CAPTCHAs are everywhere on the web now.  They are the distorted text that you are asked to identify before being allowed to register for an account.  The purpose is to prevent computer programs from gaining quick access to many accounts for nefarious purposes (spam for example.)

reCAPTCHA piggy-backs on CAPTCHA.  You are asked to identify two words. The first is a standard CAPTCHA.  If you enter the correct word you identify yourself as a human.  The second is a word that has been optically scanned from a book that is being digitized.  It has found its way into this reCAPTCHA because the computer doing the optical character recognition was not able to identify it.  If you have identified yourself as a human via the first CAPTCHA, your answer to the second word is assumed to be correct and used in the digital translation.  You are digitizing the book.

According to Wikipedia 20 years of the New York Times archive has been digitized with the help of reCAPTCHA.  And, “provides about the equivalent of 160 books per day, or 12,000 manhours per day of free labor.”

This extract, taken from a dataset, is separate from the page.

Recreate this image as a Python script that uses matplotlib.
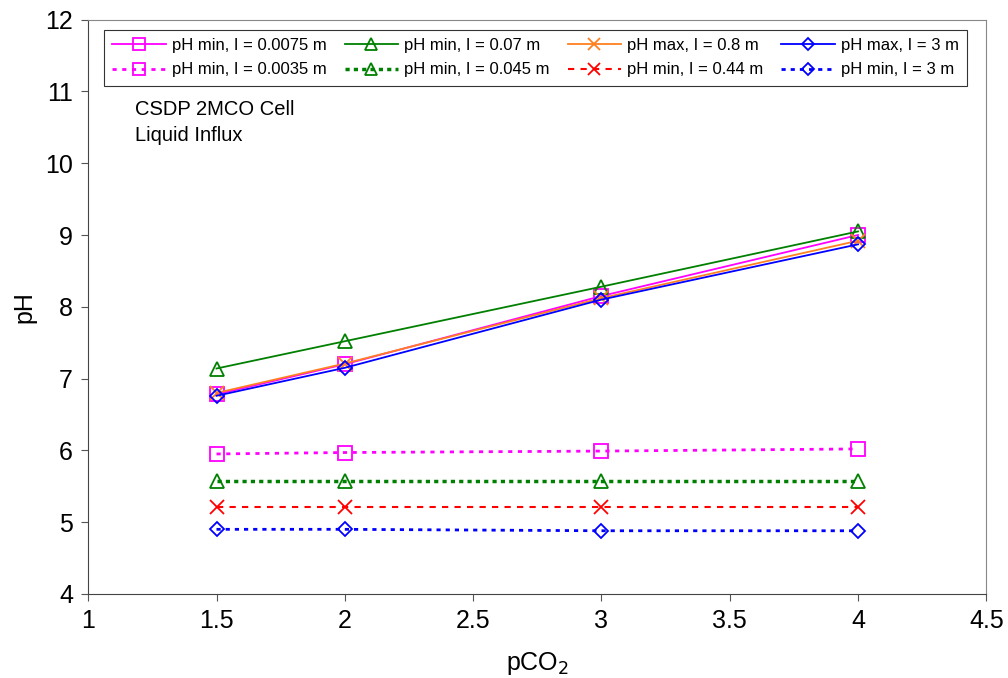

The first reaction to this is obvious.  The labor is not free.  In fact it costs exactly 12,000 man hours.  Lots of things can be produced with 12,000 man hours. Lots of leisure can be consumed in 12,000 hours.  Is digitizing the New York Times the best use of this people-time?  On top of that the reCAPTCHA is a tax which reduces the quantity of online accounts transacted and that is a deadweight loss.

But it is just a few seconds of your time right?  Something about that seems to change the calculation.  I bet most people would say that they don’t mind giving away two seconds of their time.  Part of this is due to an illusion of marginal vs total.  People are tempted to treat the act as a gift of two seconds of their time in return for a whole digitized library.  But in fact they are giving away two seconds of their time for one digitized word.

A second part of this is due to a scale illusion. You may successfully convince said reCAPTHArer that she is just getting a tiny fraction of the book for her two seconds but she will probably still say that she is happy with that.  But if you ask her whether she is willing to contribute 1000 seconds for 500 words, probably not.  And, to take increasing marginal costs out of the question, if you asked her whether she thought digitizing the New York Times is worth how many thousands of woman-hours of (dispersed) ucompensated labor she again might start to see the point.

But still, not everybody.  And I think there must be some sound rationale underneath this.  I would not argue that digitizing books is the necessarily the highest priority public good, but the mechanism is inherently linked to deciphering words.  True, we could require everyone who signs up at Facebook to donate 1 penny to fight global warming but A) it is never possible to know exactly what “1 penny toward fighting global warming” means whereas there is no way to redirect my contribution if I decipher a word.  That is not a liquid asset.  And B) two seconds of most people’s time is worth less than 1 penny (we are talking about Facebook users remember) and we don’t have a micro-payments system in place to go down to fractions of pennies.

Perhaps what we have here is a unique opportunity to utilize a public-goods contribution mechanism that transparent and non-manipulable and guarantees to each contributor that he will not be free-ridden on:  everyone else is committed to the same contribution.